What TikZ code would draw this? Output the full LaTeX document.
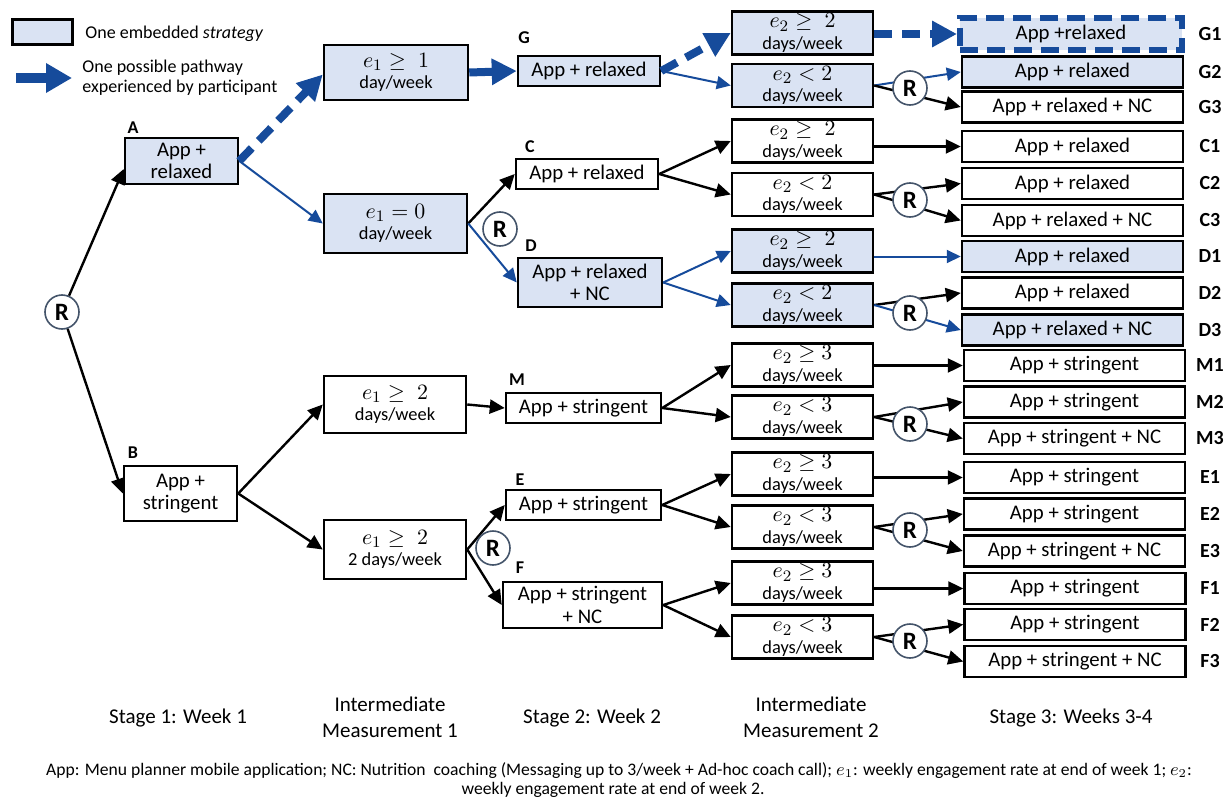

* * *

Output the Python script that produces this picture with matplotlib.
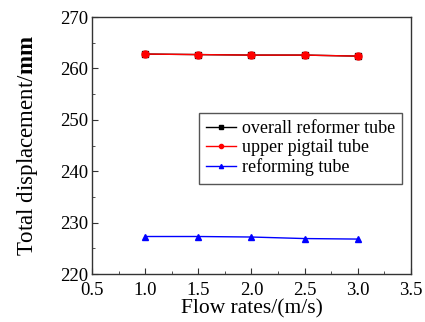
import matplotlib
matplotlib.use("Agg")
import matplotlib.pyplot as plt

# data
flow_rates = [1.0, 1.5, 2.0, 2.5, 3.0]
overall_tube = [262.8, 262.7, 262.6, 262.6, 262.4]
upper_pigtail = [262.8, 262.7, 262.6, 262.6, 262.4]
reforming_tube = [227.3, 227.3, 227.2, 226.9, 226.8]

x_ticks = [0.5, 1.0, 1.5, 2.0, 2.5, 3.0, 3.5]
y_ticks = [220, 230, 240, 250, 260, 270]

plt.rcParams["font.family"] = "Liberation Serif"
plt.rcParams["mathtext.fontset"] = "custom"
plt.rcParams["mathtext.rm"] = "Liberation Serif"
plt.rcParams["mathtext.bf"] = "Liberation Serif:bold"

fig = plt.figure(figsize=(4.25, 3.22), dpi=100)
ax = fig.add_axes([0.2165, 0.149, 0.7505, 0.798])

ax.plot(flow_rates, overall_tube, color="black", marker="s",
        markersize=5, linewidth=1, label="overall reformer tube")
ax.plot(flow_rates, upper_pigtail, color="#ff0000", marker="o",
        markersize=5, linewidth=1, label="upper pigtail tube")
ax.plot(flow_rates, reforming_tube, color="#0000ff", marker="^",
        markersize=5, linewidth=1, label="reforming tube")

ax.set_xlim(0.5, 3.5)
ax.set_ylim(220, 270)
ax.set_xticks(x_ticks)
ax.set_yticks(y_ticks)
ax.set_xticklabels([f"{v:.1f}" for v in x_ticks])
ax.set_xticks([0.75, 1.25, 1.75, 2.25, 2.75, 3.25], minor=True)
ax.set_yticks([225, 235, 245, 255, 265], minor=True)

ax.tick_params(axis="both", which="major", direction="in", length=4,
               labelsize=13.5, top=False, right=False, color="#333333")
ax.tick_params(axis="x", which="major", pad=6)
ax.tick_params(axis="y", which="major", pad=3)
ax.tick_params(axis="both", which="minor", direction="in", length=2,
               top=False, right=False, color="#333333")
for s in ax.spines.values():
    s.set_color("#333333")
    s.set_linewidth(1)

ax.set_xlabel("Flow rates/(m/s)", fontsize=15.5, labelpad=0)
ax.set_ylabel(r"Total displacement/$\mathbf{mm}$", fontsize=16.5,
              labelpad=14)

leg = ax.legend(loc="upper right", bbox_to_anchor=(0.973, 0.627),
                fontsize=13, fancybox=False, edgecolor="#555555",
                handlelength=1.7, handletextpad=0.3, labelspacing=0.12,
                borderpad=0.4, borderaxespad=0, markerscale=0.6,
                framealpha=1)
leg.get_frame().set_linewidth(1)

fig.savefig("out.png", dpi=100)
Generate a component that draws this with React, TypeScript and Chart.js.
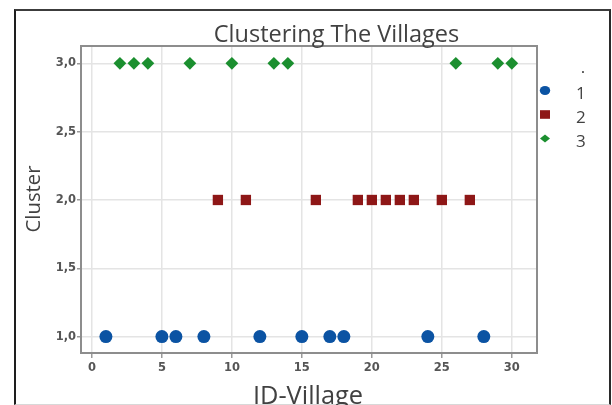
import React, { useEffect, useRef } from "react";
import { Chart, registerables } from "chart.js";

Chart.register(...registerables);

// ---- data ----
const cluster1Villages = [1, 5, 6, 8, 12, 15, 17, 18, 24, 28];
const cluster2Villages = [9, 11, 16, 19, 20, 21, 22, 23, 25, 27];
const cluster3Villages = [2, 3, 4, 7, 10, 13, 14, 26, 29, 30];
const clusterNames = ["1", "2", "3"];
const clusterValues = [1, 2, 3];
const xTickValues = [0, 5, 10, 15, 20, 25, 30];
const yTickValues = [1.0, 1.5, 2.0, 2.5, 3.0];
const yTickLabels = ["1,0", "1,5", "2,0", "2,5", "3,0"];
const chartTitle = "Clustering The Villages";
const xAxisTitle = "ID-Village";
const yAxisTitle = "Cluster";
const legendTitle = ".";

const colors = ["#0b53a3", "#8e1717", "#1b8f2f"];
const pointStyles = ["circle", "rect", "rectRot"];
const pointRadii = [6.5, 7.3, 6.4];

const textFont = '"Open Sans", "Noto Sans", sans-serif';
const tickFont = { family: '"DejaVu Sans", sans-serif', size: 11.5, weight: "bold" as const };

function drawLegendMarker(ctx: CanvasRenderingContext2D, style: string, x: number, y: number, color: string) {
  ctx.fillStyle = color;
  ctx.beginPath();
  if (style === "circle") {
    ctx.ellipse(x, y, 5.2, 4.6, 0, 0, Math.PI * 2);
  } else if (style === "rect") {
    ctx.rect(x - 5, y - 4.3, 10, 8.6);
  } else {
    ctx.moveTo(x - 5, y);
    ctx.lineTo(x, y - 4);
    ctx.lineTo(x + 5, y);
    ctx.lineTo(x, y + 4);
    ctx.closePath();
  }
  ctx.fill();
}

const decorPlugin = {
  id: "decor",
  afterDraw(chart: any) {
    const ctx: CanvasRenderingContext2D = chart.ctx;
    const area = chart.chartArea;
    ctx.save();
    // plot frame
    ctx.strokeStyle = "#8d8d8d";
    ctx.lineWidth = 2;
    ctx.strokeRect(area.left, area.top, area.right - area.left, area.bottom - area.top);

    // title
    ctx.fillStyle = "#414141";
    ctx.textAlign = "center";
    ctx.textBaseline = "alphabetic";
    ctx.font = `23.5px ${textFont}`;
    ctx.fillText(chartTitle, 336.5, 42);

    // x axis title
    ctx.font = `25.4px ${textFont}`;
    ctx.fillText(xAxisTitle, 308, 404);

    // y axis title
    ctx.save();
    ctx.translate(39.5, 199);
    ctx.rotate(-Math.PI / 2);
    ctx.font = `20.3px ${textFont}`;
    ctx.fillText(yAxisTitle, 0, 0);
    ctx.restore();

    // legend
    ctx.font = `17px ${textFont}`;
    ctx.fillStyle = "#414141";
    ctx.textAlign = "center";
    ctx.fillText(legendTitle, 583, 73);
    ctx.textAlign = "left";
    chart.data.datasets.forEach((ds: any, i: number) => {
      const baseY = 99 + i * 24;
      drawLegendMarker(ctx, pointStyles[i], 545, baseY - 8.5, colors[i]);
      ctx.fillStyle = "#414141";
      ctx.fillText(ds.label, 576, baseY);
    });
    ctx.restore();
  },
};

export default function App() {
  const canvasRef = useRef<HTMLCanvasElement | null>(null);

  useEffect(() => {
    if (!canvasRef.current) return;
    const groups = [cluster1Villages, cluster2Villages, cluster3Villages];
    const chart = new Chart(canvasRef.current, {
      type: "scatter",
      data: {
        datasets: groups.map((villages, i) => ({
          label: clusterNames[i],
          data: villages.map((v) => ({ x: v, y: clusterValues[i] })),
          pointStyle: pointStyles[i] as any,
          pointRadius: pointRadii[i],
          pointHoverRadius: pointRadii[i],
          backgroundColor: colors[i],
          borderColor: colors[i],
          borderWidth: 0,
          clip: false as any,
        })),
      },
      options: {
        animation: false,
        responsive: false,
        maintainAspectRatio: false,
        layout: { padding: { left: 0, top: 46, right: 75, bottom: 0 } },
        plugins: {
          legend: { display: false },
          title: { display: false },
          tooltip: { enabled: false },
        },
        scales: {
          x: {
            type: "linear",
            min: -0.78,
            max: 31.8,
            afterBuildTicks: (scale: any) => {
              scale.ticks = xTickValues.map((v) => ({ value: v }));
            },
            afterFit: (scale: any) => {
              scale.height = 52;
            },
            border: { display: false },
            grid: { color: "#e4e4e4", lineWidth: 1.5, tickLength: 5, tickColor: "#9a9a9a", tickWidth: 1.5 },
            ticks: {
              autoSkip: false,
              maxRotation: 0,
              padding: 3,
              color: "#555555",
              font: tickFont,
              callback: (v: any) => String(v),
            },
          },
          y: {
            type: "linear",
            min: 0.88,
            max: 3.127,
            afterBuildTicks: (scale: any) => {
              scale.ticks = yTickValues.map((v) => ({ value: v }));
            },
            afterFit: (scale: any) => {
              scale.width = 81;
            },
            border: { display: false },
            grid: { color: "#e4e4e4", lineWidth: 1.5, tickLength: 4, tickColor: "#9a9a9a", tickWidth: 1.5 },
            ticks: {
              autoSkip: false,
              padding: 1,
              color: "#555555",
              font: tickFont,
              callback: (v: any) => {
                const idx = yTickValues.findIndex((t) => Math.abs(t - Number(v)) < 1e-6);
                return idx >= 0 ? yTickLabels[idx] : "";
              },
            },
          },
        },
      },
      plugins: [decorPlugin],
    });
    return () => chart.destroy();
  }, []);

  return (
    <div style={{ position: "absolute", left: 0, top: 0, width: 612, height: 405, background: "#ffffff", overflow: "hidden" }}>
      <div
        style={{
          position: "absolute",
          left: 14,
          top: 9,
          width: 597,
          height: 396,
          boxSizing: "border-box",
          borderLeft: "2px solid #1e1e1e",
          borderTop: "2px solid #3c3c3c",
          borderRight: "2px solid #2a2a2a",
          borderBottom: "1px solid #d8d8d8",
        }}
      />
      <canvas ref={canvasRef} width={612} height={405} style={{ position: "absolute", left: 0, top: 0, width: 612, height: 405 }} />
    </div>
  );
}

Task statement: Leave out the pictures and quote exactly the lines from the one where "Output the Python" appears to the one where "y_ticks = [220, 230, 240, 250, 260, 270]" appears, both ends counted.

Solution:
Output the Python script that produces this picture with matplotlib.
import matplotlib
matplotlib.use("Agg")
import matplotlib.pyplot as plt

# data
flow_rates = [1.0, 1.5, 2.0, 2.5, 3.0]
overall_tube = [262.8, 262.7, 262.6, 262.6, 262.4]
upper_pigtail = [262.8, 262.7, 262.6, 262.6, 262.4]
reforming_tube = [227.3, 227.3, 227.2, 226.9, 226.8]

x_ticks = [0.5, 1.0, 1.5, 2.0, 2.5, 3.0, 3.5]
y_ticks = [220, 230, 240, 250, 260, 270]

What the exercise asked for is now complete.